Bond Election
3:08 pm
Wed May 16, 2012

What’s In Austin’s $575 Million Bond Recommendation?

Here’s a financial crash diet: going from $1.5 billion to $575 million. And then, down to $400 million.

Those are some of the moves Austin’s Bond Election Advisory Task Force has recently made. A citizen group appointed by the Austin City Council, the group was tasked with paring down an initial $1.5 billion “needs assessment” from the city’s various departments into something it could put to voters this November.

At a meeting Monday, the task force recommended what it feels is a balanced bond package. But because a separate vote on Urban Rail funding might also make it to the ballot – the Transportation department is set to make a recommendation for rail investment this Tuesday, May 29 – the task force is also compiling a smaller, roughly $400 million package to recommend, should rail make it to the voters.

KUT News has combed through the task force’s $575 million recommendation. Here’s what we found, broken down by category:

Affordable Housing:

The task force recommended an overall affordable housing budget of approximately $100 million to “create, preserve, and maintain housing affordability for low and moderate income individuals and families.”

City Facilities

The committee approved some $98 million in city facilities programs and projects, including new facilities for the Austin Fire Department and Police Department.

  • A proposal from the Fire Department for maintenance and breathing air shops was approved at almost $15 million. It would relocate those facilities from their current location on East 51st Street.
  • The Police Department’s proposal for a new Northwest Substation was recommended, at a cost of almost $16 million. 

Parks

$150 million for park-related projects and programs made the cut.

  • $20 million was earmarked for improvements to “metropolitan parks” – larger parks like Zilker that serve the whole city – for “accessibility, infrastructure, structures, picnic and play equipment, site furnishings, [and] landscape,” plus renovations. 

  • A proposal for a community building in Montopolis neighborhood park was approved at $15.5 million. The funds will cover the "removal and replacement of the existing recreation center in Montopolis Park with a new community center jointly developed with the Health and Human Services Department, including associated park improvements."

Open Space

In the Parks budget, $44.4 million was earmarked for open space purchase by the city’s Watershed Protection department. This spending would “acquire properties to protect water quality and quantity for maintenance of recreational quality, endangered species habitat, and light recreational activities.”

Transportation

The task force approved $208 million in transportation-related projects and programs.

  • A budget for Interstate 35 improvements was approved at $35 million.
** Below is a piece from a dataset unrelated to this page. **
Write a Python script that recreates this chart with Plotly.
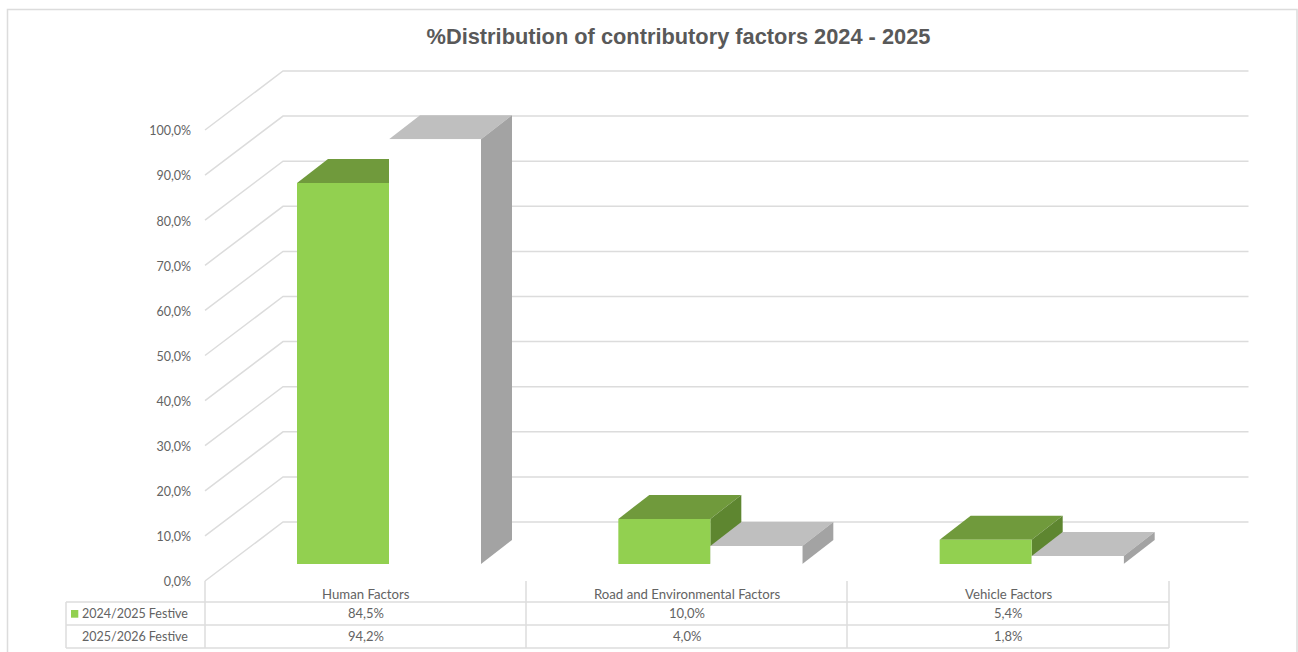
import plotly.graph_objects as go

# ---- data ----
categories = ["Human Factors", "Road and Environmental Factors", "Vehicle Factors"]
series_names = ["2024/2025 Festive", "2025/2026 Festive"]
values_2024 = [84.5, 10.0, 5.4]
values_2025 = [94.2, 4.0, 1.8]
axis_ticks = [0, 10, 20, 30, 40, 50, 60, 70, 80, 90, 100]
axis_labels = ["0,0%", "10,0%", "20,0%", "30,0%", "40,0%", "50,0%", "60,0%", "70,0%", "80,0%", "90,0%", "100,0%"]
table_2024 = ["84,5%", "10,0%", "5,4%"]
table_2025 = ["94,2%", "4,0%", "1,8%"]
title = "%Distribution of contributory factors 2024 - 2025"

# ---- layout geometry ----
W, H = 1298, 652
PX_PER_CAT = 321.33
PX_PER_PCT = 4.51
X0_PX = 365.67      # pixel of category 0 centre
Y0_PX = 581.0       # pixel of 0 % on the axis
BASE = (Y0_PX - 564) / PX_PER_PCT   # bars stand on a plane behind the axis
BAR_W = 92 / PX_PER_CAT
OFF1 = (297 - X0_PX) / PX_PER_CAT
OFF2 = (389 - X0_PX) / PX_PER_CAT
DX = 31 / PX_PER_CAT
DY = 24 / PX_PER_PCT
WALL_DX = 78 / PX_PER_CAT
WALL_DY = 59 / PX_PER_PCT
FLOOR_L = -0.5
WALL_R = (1248.5 - X0_PX) / PX_PER_CAT
X_RANGE = [(0 - X0_PX) / PX_PER_CAT, (W - X0_PX) / PX_PER_CAT]
Y_RANGE = [(Y0_PX - H) / PX_PER_PCT, Y0_PX / PX_PER_PCT]

GRID = "#dcdcdc"
TEXT = "#595959"
LABEL = "#636363"
GREEN = "#92d050"
GREEN_TOP = "#709a3c"
GREEN_SIDE = "#5e8630"
GRAY_TOP = "#bfbfbf"
GRAY_SIDE = "#a3a3a3"


def px(x):
    return x / W


def py(y):
    return 1 - y / H


fig = go.Figure()


def poly(xs, ys, color, xa, ya):
    fig.add_trace(go.Scatter(x=xs, y=ys, mode="lines", fill="toself", fillcolor=color,
                             line=dict(width=0), hoverinfo="skip", showlegend=False,
                             xaxis=xa, yaxis=ya))


def box_faces(i, value, offset, top_color, side_color, xa, ya):
    left = i + offset
    right = left + BAR_W
    top = BASE + value
    poly([left, right, right + DX, left + DX, left],
         [top, top, top + DY, top + DY, top], top_color, xa, ya)
    poly([right, right + DX, right + DX, right, right],
         [BASE, BASE + DY, top + DY, top, BASE], side_color, xa, ya)


# layer 1: gridlines on the side and back walls, and the depth faces of the first series
for t in axis_ticks:
    fig.add_trace(go.Scatter(
        x=[FLOOR_L, FLOOR_L + WALL_DX, WALL_R],
        y=[t, t + WALL_DY, t + WALL_DY],
        mode="lines", line=dict(color=GRID, width=1.5), hoverinfo="skip",
        showlegend=False, xaxis="x", yaxis="y"))
for i, v in enumerate(values_2024):
    box_faces(i, v, OFF1, GREEN_TOP, GREEN_SIDE, "x", "y")

# layer 2: front of the first series, depth faces of the second
fig.add_trace(go.Bar(x=[0, 1, 2], y=values_2024, base=BASE, width=BAR_W, offset=OFF1,
                     marker=dict(color=GREEN, line=dict(width=0)), name=series_names[0],
                     xaxis="x2", yaxis="y2", showlegend=False))
for i, v in enumerate(values_2025):
    box_faces(i, v, OFF2, GRAY_TOP, GRAY_SIDE, "x2", "y2")

# layer 3: white front of the second series
fig.add_trace(go.Bar(x=[0, 1, 2], y=values_2025, base=BASE, width=BAR_W, offset=OFF2,
                     marker=dict(color="#ffffff", line=dict(width=0)), name=series_names[1],
                     xaxis="x3", yaxis="y3", showlegend=False))

# ---- frame and data table lines ----
shapes = [dict(type="rect", xref="paper", yref="paper", x0=px(7.5), x1=px(1297), y0=py(9.5), y1=py(670),
               line=dict(color=GRID, width=1.5), layer="below")]
for xp in (205, 526, 847, 1169):
    shapes.append(dict(type="line", xref="paper", yref="paper", x0=px(xp), x1=px(xp), y0=py(581), y1=py(648),
                       line=dict(color=GRID, width=1.5)))
shapes.append(dict(type="line", xref="paper", yref="paper", x0=px(66), x1=px(66), y0=py(602), y1=py(648),
                   line=dict(color=GRID, width=1.5)))
for yp in (602, 625, 648):
    shapes.append(dict(type="line", xref="paper", yref="paper", x0=px(66), x1=px(1169), y0=py(yp), y1=py(yp),
                       line=dict(color=GRID, width=1.5)))
# legend key
shapes.append(dict(type="rect", xref="paper", yref="paper", x0=px(71), x1=px(78.3), y0=py(617.7), y1=py(610),
                   fillcolor=GREEN, line=dict(width=0)))

# ---- table text ----
annotations = []


def label(x, y, text, size, anchor="center"):
    annotations.append(dict(xref="paper", yref="paper", x=px(x), y=py(y), text=text, showarrow=False,
                            xanchor=anchor, yanchor="middle",
                            font=dict(family="Lato", size=size, color=LABEL)))


for row_y, name, vals in ((613, series_names[0], table_2024), (636, series_names[1], table_2025)):
    label(189.5, row_y, name, 12.5, "right")
    for col_x, txt in zip((365.5, 686.5, 1008), vals):
        label(col_x, row_y, txt, 13)
for col_x, txt in zip((365.5, 686.5, 1008), categories):
    label(col_x, 594, txt, 13.2)

hidden_x = dict(range=X_RANGE, visible=False, fixedrange=True, domain=[0, 1])
hidden_y = dict(range=Y_RANGE, visible=False, fixedrange=True, domain=[0, 1])

fig.update_layout(
    width=W, height=H,
    margin=dict(l=0, r=0, t=0, b=0),
    paper_bgcolor="white", plot_bgcolor="white",
    barmode="overlay",
    showlegend=False,
    title=dict(text=title, x=678.5 / W, y=1 - 36 / H, xanchor="center", yanchor="middle",
               font=dict(family="Liberation Sans", size=21.8, color=TEXT, weight="bold")),
    xaxis=hidden_x,
    xaxis2=dict(hidden_x, overlaying="x"),
    xaxis3=dict(hidden_x, overlaying="x"),
    yaxis=dict(domain=[0, 1], range=Y_RANGE,
               anchor="free", position=px(191), side="left",
               tickmode="array", tickvals=axis_ticks, ticktext=axis_labels,
               ticklabelshift=1,
               showgrid=False, zeroline=False, showline=False, ticks="",
               tickfont=dict(family="Lato", size=12.5, color=LABEL), fixedrange=True),
    yaxis2=dict(hidden_y, overlaying="y"),
    yaxis3=dict(hidden_y, overlaying="y"),
    shapes=shapes,
    annotations=annotations,
)
fig.write_html("out.html", config=dict(displayModeBar=False),
               post_script="document.body.style.margin='0';document.body.style.overflow='hidden';")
Goals include redesigning aspects of I-35 to “address congestion, high pedestrian crash rates and disruptive land closures due to accidents.”
  • A street reconstruction program was approved at $46.5 million. This program will “replace failing streets and the associated infrastructure throughout the City… [by] replacing the street, bikeways, sidewalks, curbs and gutters.”
  • Additionally, a city-wide "sidewalks, ramps, curbs and gutters" proposal was approved at $30 million.

Community

Five community projects were approved at $17 million.

  • The Mexic-Arte Museum originally requested $10 million for the construction of a new six-story building downtown. The project was approved by the task force at $3 million.
  • Funds for an expansion of Austin Studios were approved at $7.5 million. The expansion would increase the amount of square feet available for film and television production, and increase the amount of office space for creative small businesses.
  • Recommended projects also include funds for construction of a planetarium, mobility improvements around the Mueller development, and a 34-mile trail system that will link central Austin through the Barton Creek Greenbelt.